Это был век абсолютизма и расцвета дворянской культуры, век искусства, отмеченного печатью торжественности и высокопарности.
«Возбуждать удивление — задача поэта на земле; кто не может поразить, пусть станет конюхом!» Этот век выдвинул тип нового художника — придворного виртуоза, призванного создавать средствами своего искусства прежде всего ослепительное зрелище. Портреты придворных как бы концентрируют признаки своего века — все в них носит подчеркнуто нарочитый характер: и великолепный костюм, и величественный жест, и торжественная поза, и театральный фон. «Человек как бы утопает в знаках отличия и атрибутах, он стремится импонировать зрителю всем, чем только возможно,— тяжелым париком, гордой осанкой, властным взором, дорогими узорными тканями, эффектно и небрежно запахнутым плащом, драгоценными кольцами, серьгами, ожерельем…»[29]. Это не просто человек, это вельможа; его поза, его костюм говорят о его великолепии, о том, как дорого стоит этот господин! Вся бурная и сложная жизнь народов Европы отразилась в костюме, создала свои определенные типажи.
Центральной персоной этого времени становится солдат. Ему посвящены гравюры, передающие во всем великолепии бравую выправку и лихой взгляд. Солдаты хохочут с портретов Франса Гальса, кокетливо или самодовольно располагаются в картинах Броувера Терборха, Теннирса.
Класс буржуа, богатые ремесленники, многочисленная челядь также приобщаются к моде настолько, что вынуждают дворянство просить защиты. «Стоит возникнуть какой-либо новой моде, как появляется клеймящий закон, которым ее величество вместе со своим достопочтенным советом устанавливают ограничения в одежде для разных сословий…» — писал Стаббс, современник Елизаветы Английской, в специальном сочинении «Анатомия злоупотреблений».

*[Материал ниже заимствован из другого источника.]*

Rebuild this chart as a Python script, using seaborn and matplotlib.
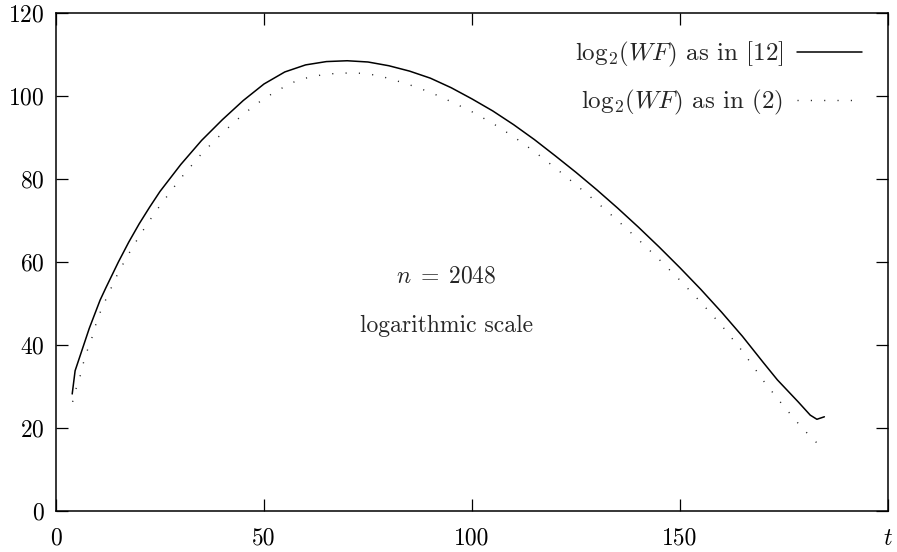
import matplotlib
matplotlib.use("Agg")
import matplotlib.pyplot as plt
import seaborn as sns

# values
t_ref = [3.9, 4.6, 6, 8, 10.6, 12, 15, 17.5, 20, 22.5, 25, 30, 35, 40, 45, 50, 55, 60, 65, 70,
         75, 80, 85, 90, 95, 100, 105, 110, 115, 120, 125, 130, 135, 140, 145, 150, 155, 160,
         165, 170, 173.4, 178.4, 181.3, 182.9, 184.7]
wf_ref = [28.2, 33.8, 38.0, 44.0, 50.8, 53.8, 60.0, 64.8, 69.2, 73.2, 77.0, 83.5, 89.3, 94.3,
          98.9, 102.9, 105.8, 107.5, 108.3, 108.5, 108.2, 107.3, 106.0, 104.3, 102.0, 99.3,
          96.4, 93.1, 89.5, 85.6, 81.6, 77.4, 73.0, 68.4, 63.6, 58.6, 53.4, 47.9, 42.1, 35.8,
          31.6, 26.3, 23.1, 22.1, 22.7]

t_eq2 = [4.0, 4.8, 5.8, 6.6, 7.5, 8.6, 9.5, 10.6, 12, 15, 17.5, 20, 22.5, 25, 30, 35, 40, 45,
         50, 55, 58.5, 64.9, 71.2, 74.4, 77.6, 80.8, 85, 90, 95.5, 100, 105, 110, 115, 120, 125,
         130, 135, 140, 145, 150, 155, 160, 165, 170.4, 172.4, 174.4, 176.4, 178.5, 180.7,
         182.9, 185]
wf_eq2 = [26.3, 29.4, 32.5, 35.7, 38.6, 41.6, 44.7, 47.8, 51.0, 57.5, 62.0, 66.2, 70.0, 73.6,
          80.2, 86.1, 91.1, 95.6, 99.4, 102.3, 104.0, 105.3, 105.6, 105.4, 104.9, 104.0, 102.7,
          100.9, 98.4, 96.2, 93.4, 90.2, 86.6, 82.7, 78.6, 74.4, 70.0, 65.4, 60.6, 55.6, 50.3,
          44.7, 38.5, 30.9, 28.4, 25.9, 23.5, 21.0, 18.6, 16.4, 15.0]

x_ticks = [0, 50, 100, 150, 200]
x_tick_labels = ["0", "50", "100", "150", "$t$"]
y_ticks = [0, 20, 40, 60, 80, 100, 120]

sns.set_theme(style="ticks")
plt.rcParams["font.family"] = ["cmr10", "DejaVu Serif"]
plt.rcParams["mathtext.fontset"] = "cm"
plt.rcParams["axes.formatter.use_mathtext"] = True

fig = plt.figure(figsize=(8.97, 5.52), dpi=100)
ax = fig.add_axes([0.0624, 0.0743, 0.9276, 0.9021])

sns.lineplot(x=t_ref, y=wf_ref, ax=ax, color="black", linewidth=1.1,
             label=r"$\mathrm{log}_2(WF)$ as in [12]", sort=False)
sns.lineplot(x=t_eq2, y=wf_eq2, ax=ax, color="#222222", linewidth=1.0,
             linestyle=(0, (0.8, 8.8)), label=r"$\mathrm{log}_2(WF)$ as in (2)", sort=False)

ax.set_xlim(0, 200)
ax.set_ylim(0, 120)
ax.set_xticks(x_ticks)
ax.set_xticklabels(x_tick_labels)
ax.set_yticks(y_ticks)
ax.tick_params(direction="in", length=8.5, width=0.9, top=True, right=True,
               labelsize=17, colors="black")
ax.tick_params(axis="x", pad=12)
ax.tick_params(axis="y", pad=8)
for s in ax.spines.values():
    s.set_linewidth(1.1)
    s.set_color("black")
ax.set_xlabel("")
ax.set_ylabel("")

ax.text(93.8, 56.5, r"$n\;=\;2048$", ha="center", va="center", fontsize=17)
ax.text(93.8, 44.6, "logarithmic scale", ha="center", va="center", fontsize=17)

leg = ax.legend(loc="upper right", bbox_to_anchor=(0.981, 0.966), borderaxespad=0,
                frameon=False, markerfirst=False, fontsize=18,
                handlelength=2.6, handletextpad=0.56, labelspacing=0.75)
for txt in leg.get_texts():
    txt.set_ha("right")

fig.savefig("out.png", dpi=100)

Стали появляться модные изображения и модные листки, где указывались названия цвета и ткани, из которых надлежало шить костюмы. В середине века вышло
первое модное издание «Меркур талант»[30]. С его появлением мода могла путешествовать из страны в страну. С середины века диктат моды перешел к Франции и остался там по сей день.
С точки зрения театрального художника XVII век — неоценимая историческая «гардеробная», где костюм сам является указателем.